Tratto da Opinione Liberale, per gentile concessione
Casi come questo ticinese o quello di Justine Sacco (se vi va andete a googlarvelo) rendono evidenti i meccanismi perversi che stanno accelerando la trasformazione del dibattito pubblico in un deserto. Prima di tutto c’è l’idea tossica che il fatto di provare indignazione costituisca una specie di licenza di uccidere; una sospensione automatica e completa delle regole di convivenza civile, nella quale lasciare affiorare sentimenti normalmente repressi – come la misoginia. Di certo non è un bel momento storico per essere una donna e provare a partecipare a una discussione in rete. La povera Adriana avrà anche condiviso un post abominevole, ma è normale che i controargomenti nel dibattito su Facebook ruotassero attorno al fatto che è vecchia, grassa e una troia (sic)?
Poi ovviamente c’è la spietatezza assoluta del web. Basta un tweet sbagliato e una persona oggi – stando alla vox populi – dovrebbe perdere automaticamente il lavoro, la casa, la famiglia, la libertà e magari una parte del corpo, solitamente intima. Il culmine del paradosso è che questa ferocia è totalmente bipartisan: le parole usate sono sempre le stesse, che sia il GAS a scrivere contro la Lega o che siano i simpatizzanti UDC ad aggredire la Sommaruga. Stiamo costruendo un mondo nel quale è meglio stare zitti, anche perché internet never forgets e c’è perfino chi è riuscito nel capolavoro assoluto di rinfacciare al calciatore Gianluigi Donnarumma (classe ’99!) alcuni post sui social di quando aveva 12 anni.

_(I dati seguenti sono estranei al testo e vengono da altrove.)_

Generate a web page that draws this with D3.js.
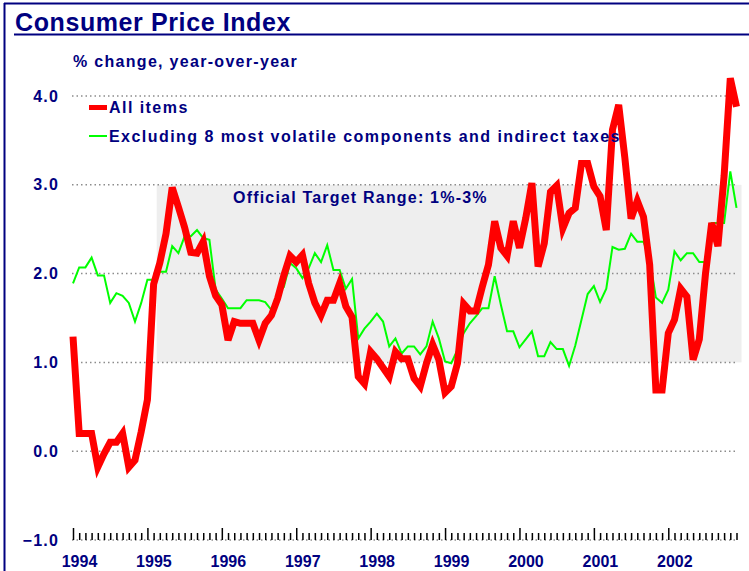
<!DOCTYPE html>
<html>
<head>
<meta charset="utf-8">
<script src="https://cdnjs.cloudflare.com/ajax/libs/d3/7.8.5/d3.min.js"></script>
<style>
    body { margin: 0; background: #fff; }
    text { font-family: "Liberation Sans", Arial, sans-serif; font-weight: bold; fill: #000080; }
</style>
</head>
<body>
<div id="chart"></div>
<script>
// year-over-year % change, monthly Jan 1994 - Dec 2002
var yearLabels = ["1994", "1995", "1996", "1997", "1998", "1999", "2000", "2001", "2002"];
var yTicks = [-1, 0, 1, 2, 3, 4];
var targetRange = [1, 3];
var targetStart = 13.5; // months after Jan 1994 when the band begins

var allItems = [
    1.29, 0.20, 0.20, 0.20, -0.18, -0.03, 0.10, 0.10, 0.20, -0.18, -0.10, 0.22,
    0.58, 1.88, 2.12, 2.45, 2.97, 2.75, 2.52, 2.24, 2.23, 2.36, 1.97, 1.75,
    1.65, 1.25, 1.46, 1.44, 1.44, 1.44, 1.25, 1.44, 1.53, 1.72, 1.98, 2.20,
    2.13, 2.21, 1.89, 1.67, 1.53, 1.70, 1.70, 1.89, 1.63, 1.51, 0.84, 0.76,
    1.12, 1.04, 0.94, 0.84, 1.12, 1.04, 1.04, 0.82, 0.73, 0.99, 1.20, 1.03,
    0.66, 0.73, 0.99, 1.66, 1.58, 1.58, 1.85, 2.10, 2.59, 2.29, 2.20, 2.59,
    2.29, 2.62, 3.02, 2.08, 2.34, 2.92, 2.99, 2.51, 2.68, 2.74, 3.24, 3.24,
    2.98, 2.87, 2.49, 3.62, 3.90, 3.30, 2.62, 2.82, 2.64, 2.10, 0.69, 0.69,
    1.33, 1.48, 1.83, 1.74, 1.03, 1.26, 2.00, 2.57, 2.31, 3.10, 4.20, 3.88
];

var excludingVolatile = [
    1.89, 2.07, 2.07, 2.18, 1.98, 1.98, 1.67, 1.78, 1.75, 1.67, 1.46, 1.67,
    1.93, 1.93, 2.02, 2.02, 2.31, 2.23, 2.42, 2.42, 2.49, 2.40, 2.38, 1.82,
    1.72, 1.61, 1.61, 1.61, 1.70, 1.70, 1.70, 1.68, 1.59, 1.78, 1.85, 2.12,
    2.06, 1.95, 2.06, 2.23, 2.13, 2.32, 2.04, 2.04, 1.83, 1.94, 1.27, 1.38,
    1.46, 1.55, 1.46, 1.18, 1.27, 1.10, 1.18, 1.18, 1.09, 1.18, 1.46, 1.27,
    1.01, 0.99, 1.14, 1.33, 1.44, 1.52, 1.61, 1.61, 1.97, 1.65, 1.35, 1.35,
    1.17, 1.26, 1.35, 1.07, 1.07, 1.23, 1.15, 1.15, 0.96, 1.19, 1.48, 1.77,
    1.86, 1.68, 1.83, 2.30, 2.27, 2.28, 2.45, 2.36, 2.36, 2.17, 1.73, 1.67,
    1.82, 2.25, 2.15, 2.23, 2.23, 2.13, 2.13, 2.57, 2.57, 2.57, 3.15, 2.74
];

var seriesNames = ["All items", "Excluding 8 most volatile components and indirect taxes"];

var width = 749, height = 571;
var navy = "#000080";

var svg = d3.select("#chart").append("svg")
    .attr("width", width)
    .attr("height", height);

var months = d3.range(allItems.length);

var x = d3.scaleLinear()
    .domain([0, months.length - 1])
    .range([73, 736.5]);

var y = d3.scaleLinear()
    .domain([-1, 4])
    .range([540, 96]);

// frame + title
svg.append("line").attr("x1", 4.5).attr("x2", 4.5).attr("y1", 3).attr("y2", height)
    .attr("stroke", navy).attr("stroke-width", 2);
svg.append("line").attr("x1", 4).attr("x2", width).attr("y1", 3.5).attr("y2", 3.5)
    .attr("stroke", navy).attr("stroke-width", 2);
svg.append("line").attr("x1", 14).attr("x2", width).attr("y1", 34.5).attr("y2", 34.5)
    .attr("stroke", navy).attr("stroke-width", 2);

svg.append("text")
    .attr("x", 15)
    .attr("y", 31)
    .attr("font-size", "25px")
    .attr("letter-spacing", "0.6px")
    .text("Consumer Price Index");

svg.append("text")
    .attr("x", 73)
    .attr("y", 67)
    .attr("font-size", "16px")
    .attr("letter-spacing", "1.3px")
    .text("% change, year-over-year");

// target band
svg.append("rect")
    .attr("x", x(targetStart))
    .attr("y", y(targetRange[1]))
    .attr("width", x.range()[1] + 5 - x(targetStart))
    .attr("height", y(targetRange[0]) - y(targetRange[1]))
    .attr("fill", "#eeeeee");

// dotted gridlines
svg.append("g")
    .selectAll("line")
    .data(yTicks)
    .enter().append("line")
    .attr("x1", 72)
    .attr("x2", x.range()[1])
    .attr("y1", function(d) { return y(d); })
    .attr("y2", function(d) { return y(d); })
    .attr("stroke", "#8c8c8c")
    .attr("stroke-width", 1.5)
    .attr("stroke-dasharray", "1.5,3");

svg.append("text")
    .attr("x", 233)
    .attr("y", 203)
    .attr("font-size", "16px")
    .attr("letter-spacing", "1.2px")
    .text("Official Target Range: " + targetRange[0] + "%-" + targetRange[1] + "%");

// y axis labels
var yAxis = d3.axisLeft(y)
    .tickValues(yTicks)
    .tickSize(0)
    .tickPadding(14)
    .tickFormat(d3.format(".1f"));

var yG = svg.append("g")
    .attr("transform", "translate(73,0)")
    .call(yAxis);
yG.select(".domain").remove();
yG.selectAll("text")
    .attr("font-size", "16px")
    .attr("letter-spacing", "1.2px")
    .attr("font-family", null)
    .attr("fill", null);

// x axis: monthly ticks, tall ones at January
var xAxis = d3.axisBottom(x)
    .tickValues(months)
    .tickSize(-7)
    .tickPadding(16)
    .tickFormat(function(d) { return d % 12 === 0 ? yearLabels[d / 12] : ""; });

var xG = svg.append("g")
    .attr("transform", "translate(0," + y(-1) + ")")
    .call(xAxis);
xG.select(".domain").remove();
xG.selectAll(".tick line")
    .attr("stroke", "#000")
    .attr("stroke-width", 1.5)
    .attr("y2", function(d) { return d % 12 === 0 ? -12 : -7; });
xG.selectAll(".tick text")
    .attr("dx", 6)
    .attr("font-size", "16px")
    .attr("font-family", null)
    .attr("fill", null);

// lines
var line = d3.line()
    .x(function(d, i) { return x(i); })
    .y(function(d) { return y(d); });

svg.append("path")
    .datum(excludingVolatile)
    .attr("fill", "none")
    .attr("stroke", "#00ff00")
    .attr("stroke-width", 2)
    .attr("d", line);

svg.append("path")
    .datum(allItems)
    .attr("fill", "none")
    .attr("stroke", "#ff0000")
    .attr("stroke-width", 7)
    .attr("stroke-linejoin", "miter")
    .attr("d", line);

// legend
var legend = svg.append("g")
    .attr("transform", "translate(89,107.5)");

var legendRow = legend.selectAll(".legendRow")
    .data(seriesNames)
    .enter().append("g")
    .attr("class", "legendRow")
    .attr("transform", function(d, i) { return "translate(0," + (i * 28.5) + ")"; });

legendRow.append("line")
    .attr("x1", 0)
    .attr("x2", 18)
    .attr("stroke", function(d, i) { return i === 0 ? "#ff0000" : "#00ff00"; })
    .attr("stroke-width", function(d, i) { return i === 0 ? 5 : 2; });

legendRow.append("text")
    .attr("x", 20)
    .attr("y", 5.5)
    .attr("font-size", "16px")
    .attr("letter-spacing", "1.45px")
    .text(function(d) { return d; });
</script>
</body>
</html>
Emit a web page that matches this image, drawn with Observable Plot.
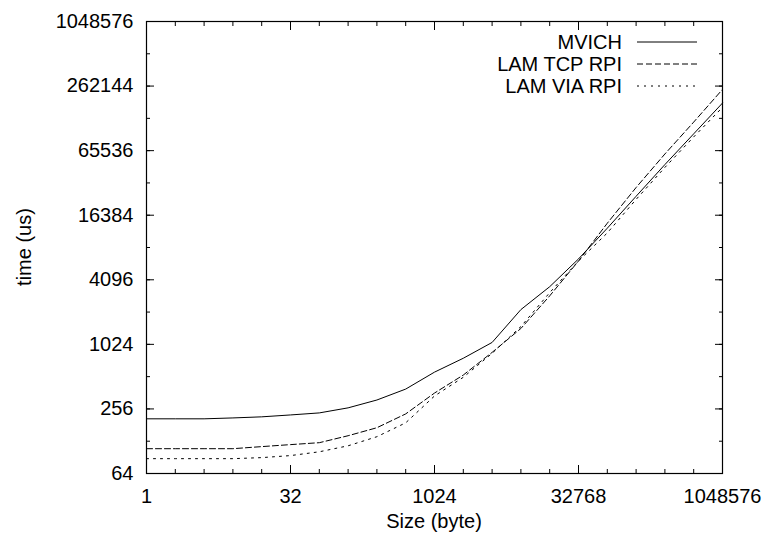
<!DOCTYPE html>
<html>
<head>
<meta charset="utf-8">
<script src="https://cdn.jsdelivr.net/npm/d3@7"></script>
<script src="https://cdn.jsdelivr.net/npm/@observablehq/plot@0.6"></script>
<style>
  html, body { margin: 0; padding: 0; background: white; }
  #chart svg { display: block; }
</style>
</head>
<body>
<div id="chart"></div>
<script>
// Message sizes (bytes)
const sizes = [1, 2, 4, 8, 16, 32, 64, 128, 256, 512, 1024, 2048, 4096, 8192,
  16384, 32768, 65536, 131072, 262144, 524288, 1048576];

// Times (us)
const mvich = [207, 207, 207, 211, 216, 225, 235, 262, 310, 392, 564, 760, 1067,
  2160, 3530, 6410, 12400, 24600, 48600, 94000, 182000];
const lamTcp = [109, 109, 109, 109, 114, 119, 124, 144, 171, 230, 360, 530, 862,
  1440, 2900, 6130, 13800, 29700, 61000, 121000, 244000];
const lamVia = [88, 88, 88, 88, 90, 94, 102, 116, 141, 190, 338, 505, 845,
  1500, 3110, 6130, 11200, 23000, 45700, 88000, 166000];

const seriesNames = ["MVICH", "LAM TCP RPI", "LAM VIA RPI"];
const seriesDash = ["none", "6,3", "2,5"];

// Axis ticks
const xMajorTicks = [1, 32, 1024, 32768, 1048576];
const xMinorTicks = [1, 2, 4, 8, 16, 32, 64, 128, 256, 512, 1024, 2048, 4096, 8192,
  16384, 32768, 65536, 131072, 262144, 524288, 1048576];
const yMajorTicks = [64, 256, 1024, 4096, 16384, 65536, 262144, 1048576];
const yMinorTicks = [64, 128, 256, 512, 1024, 2048, 4096, 8192, 16384, 32768,
  65536, 131072, 262144, 524288, 1048576];

const xTitle = "Size (byte)";
const yTitle = "time (us)";

const seriesValues = [mvich, lamTcp, lamVia];
const data = [];
seriesNames.forEach((name, i) => {
  sizes.forEach((s, j) => data.push({series: name, size: s, time: seriesValues[i][j]}));
});

const W = 763, H = 539;
const mL = 146, mR = 41, mT = 21, mB = 66;
const FONT = "'Liberation Sans', Arial, sans-serif";
const FS = 20;

const noText = () => "";

const plot = Plot.plot({
  width: W,
  height: H,
  marginLeft: mL,
  marginRight: mR,
  marginTop: mT,
  marginBottom: mB,
  style: {fontFamily: FONT, fontSize: FS + "px", background: "white", color: "black"},
  x: {type: "log", base: 2, domain: [1, 1048576], axis: null},
  y: {type: "log", base: 2, domain: [64, 1048576], axis: null},
  marks: [
    // minor ticks (inward) on all four sides
    Plot.axisX({anchor: "bottom", ticks: xMinorTicks, tickSize: -4, tickFormat: noText, label: null}),
    Plot.axisX({anchor: "top", ticks: xMinorTicks, tickSize: -4, tickFormat: noText, label: null}),
    Plot.axisY({anchor: "left", ticks: yMinorTicks, tickSize: -4, tickFormat: noText, label: null}),
    Plot.axisY({anchor: "right", ticks: yMinorTicks, tickSize: -4, tickFormat: noText, label: null}),
    // major ticks (inward)
    Plot.axisX({anchor: "bottom", ticks: xMajorTicks, tickSize: -8, tickFormat: noText, label: null}),
    Plot.axisX({anchor: "top", ticks: xMajorTicks, tickSize: -8, tickFormat: noText, label: null}),
    Plot.axisY({anchor: "left", ticks: yMajorTicks, tickSize: -8, tickFormat: noText, label: null}),
    Plot.axisY({anchor: "right", ticks: yMajorTicks, tickSize: -8, tickFormat: noText, label: null}),
    // tick labels
    Plot.axisX({anchor: "bottom", ticks: xMajorTicks, tickSize: 0, tickPadding: 15, tickFormat: d => String(d), label: null, fontSize: FS}),
    Plot.axisY({anchor: "left", ticks: yMajorTicks, tickSize: 0, tickPadding: 13, tickFormat: d => String(d), label: null, fontSize: FS}),
    Plot.frame({stroke: "black", strokeWidth: 1.2}),
    // data lines
    ...seriesNames.map((name, i) => Plot.line(data.filter(d => d.series === name), {
      x: "size", y: "time", stroke: "black", strokeWidth: 1,
      strokeDasharray: seriesDash[i] === "none" ? undefined : seriesDash[i]
    }))
  ]
});

document.getElementById("chart").appendChild(plot);

const svg = d3.select(plot);
const plotLeft = mL, plotRight = W - mR, plotTop = mT, plotBottom = H - mB;

// Axis titles
svg.append("text")
  .attr("x", (plotLeft + plotRight) / 2)
  .attr("y", 528)
  .attr("text-anchor", "middle")
  .attr("font-family", FONT)
  .attr("font-size", FS)
  .attr("fill", "black")
  .text(xTitle);
svg.append("text")
  .attr("transform", `translate(24,${(plotTop + plotBottom) / 2}) rotate(-90)`)
  .attr("dy", "0.35em")
  .attr("text-anchor", "middle")
  .attr("font-family", FONT)
  .attr("font-size", FS)
  .attr("fill", "black")
  .text(yTitle);

// Legend inside the plot frame (top right), gnuplot style
const legend = svg.append("g").attr("class", "legend");
const textEnd = plotRight - 100;
const sampleX1 = plotRight - 85;
const sampleX2 = plotRight - 25;
const rowY0 = plotTop + 21;
const rowStep = 22;
seriesNames.forEach((name, i) => {
  const y = rowY0 + i * rowStep;
  legend.append("text")
    .attr("x", textEnd)
    .attr("y", y)
    .attr("dy", "0.35em")
    .attr("text-anchor", "end")
    .attr("font-family", FONT)
    .attr("font-size", FS)
    .attr("fill", "black")
    .text(name);
  const line = legend.append("line")
    .attr("x1", sampleX1).attr("x2", sampleX2)
    .attr("y1", y).attr("y2", y)
    .attr("stroke", "black").attr("stroke-width", 1);
  if (seriesDash[i] !== "none") line.attr("stroke-dasharray", seriesDash[i]);
});
</script>
</body>
</html>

Quindi Je suis Adriana – perché rivendico, per me e per tutti, il diritto di pensare, dire e talvolta scrivere qualche cazzata (per poi discuterne, cambiare idea e correggermi). Non dobbiamo più lottare solo contro l’idea perversa che la libertà di espressione si trasformi nel permesso di esprimere solo concetti innocui; oggi dobbiamo difenderci anche dalla pretesa – forse involontaria, di certo ben più pericolosa – di chi vorrebbe persone capaci di non sbagliare mai.